19 Prozent sind robotergeneriert

Der Computerwissenschaftler und seine Kollegen haben rund 20 Millionen auf die aktuelle Wahl bezogene Tweets analysiert, die zwischen dem 16. September und dem 21. Oktober 2016 veröffentlicht wurden. Mithilfe von Algorithmen versuchten sie dabei herauszufinden, wer hinter diesen Tweets steckt: Mensch oder Roboter.

Hinter etlichen politischen Tweets auf Twitter stecken Roboter. © Ktsimage/ iStock.com

Das Ergebnis der Algorithmen-unterstützten Bot-Fahndung: 19 Prozent der untersuchten Tweets stammen von automatisch arbeitenden Computerprogrammen. Das sind 3,8 Millionen Veröffentlichungen. Die sozialen Roboter stecken zudem hinter 400.000 der 2,8 Millionen individuellen Nutzerprofile aus der Analyse.

South Carolina ist Hochburg der Fake-Tweets

Interessant dabei: Während eine Mehrheit der robotergenerierten Veröffentlichungen über Trump positiv sind und die Popularität des Kandidaten stärken, sind bei den auf Clinton bezogenen Tweets nur rund die Hälfte derart förderlich. Die andere Hälfte der Aussagen kritisiert die Kandidatin, wie die Wissenschaftler berichten.

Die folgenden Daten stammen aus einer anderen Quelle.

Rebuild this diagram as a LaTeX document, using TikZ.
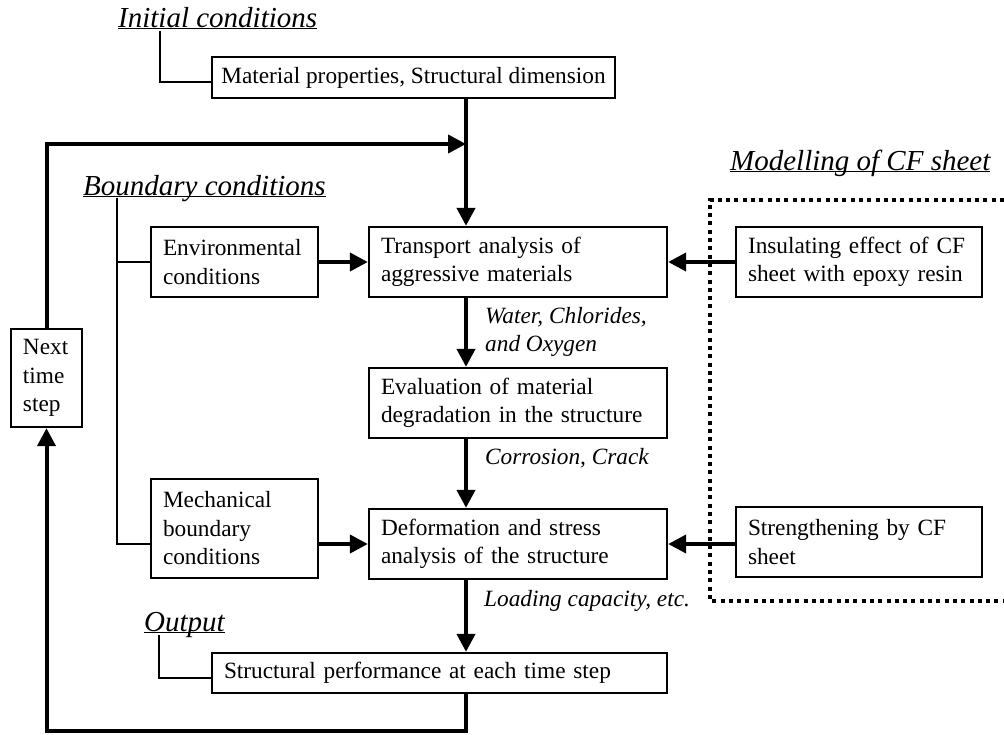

Besonders intensiv werden die Softwareroboter offenbar im US-Bundesstaat South Carolina eingesetzt. Von dort stammt der Studie zufolge ein Großteil der Fake-Tweets rund um die Kampagnen.

Konkrete Beeinflussung

„Die Präsenz dieser Bots kann die Dynamik der politischen Diskussion auf drei konkreten Wegen beeinflussen“, sagen Ferrara und seine Kollegen. „Erstens kann mit ihnen der Einfluss verschiedener Accounts gezielt verändert und umverteilt werden. Zweitens können die Roboter die Debatte noch weiter polarisieren. Drittens können sie die Verbreitung falscher oder unbestätigter Informationen verstärken.“

Welche Strippenzieher sich hinter den automatischen Programmen verbergen, sei in den meisten Fällen kaum herauszufinden, berichtet Ferrara. Sich Bots zunutze zu machen, sei jedoch für politische Parteien, lokale und nationale Regierungen und sogar für einzelne Individuen mit den entsprechenden Ressourcen ein Leichtes.

Verblüffend menschlich

Ein paar gestohlene Onlinebilder, übernommene biographische Informationen von existierenden Accounts und ein fiktiver Name – mehr braucht es für die perfekte Tarnung nicht. Denn die Softwareroboter arbeiten den Forschern zufolge inzwischen so raffiniert, dass sie selbständig tweeten und retweeten sowie Inhalte teilen und kommentieren können. Doch nicht nur das: Sie können ihren sozialen Einfluss auch aktiv durch das Folgen von realen Accounts steigern und sogar unerkannt an menschlichen Gesprächen teilnehmen.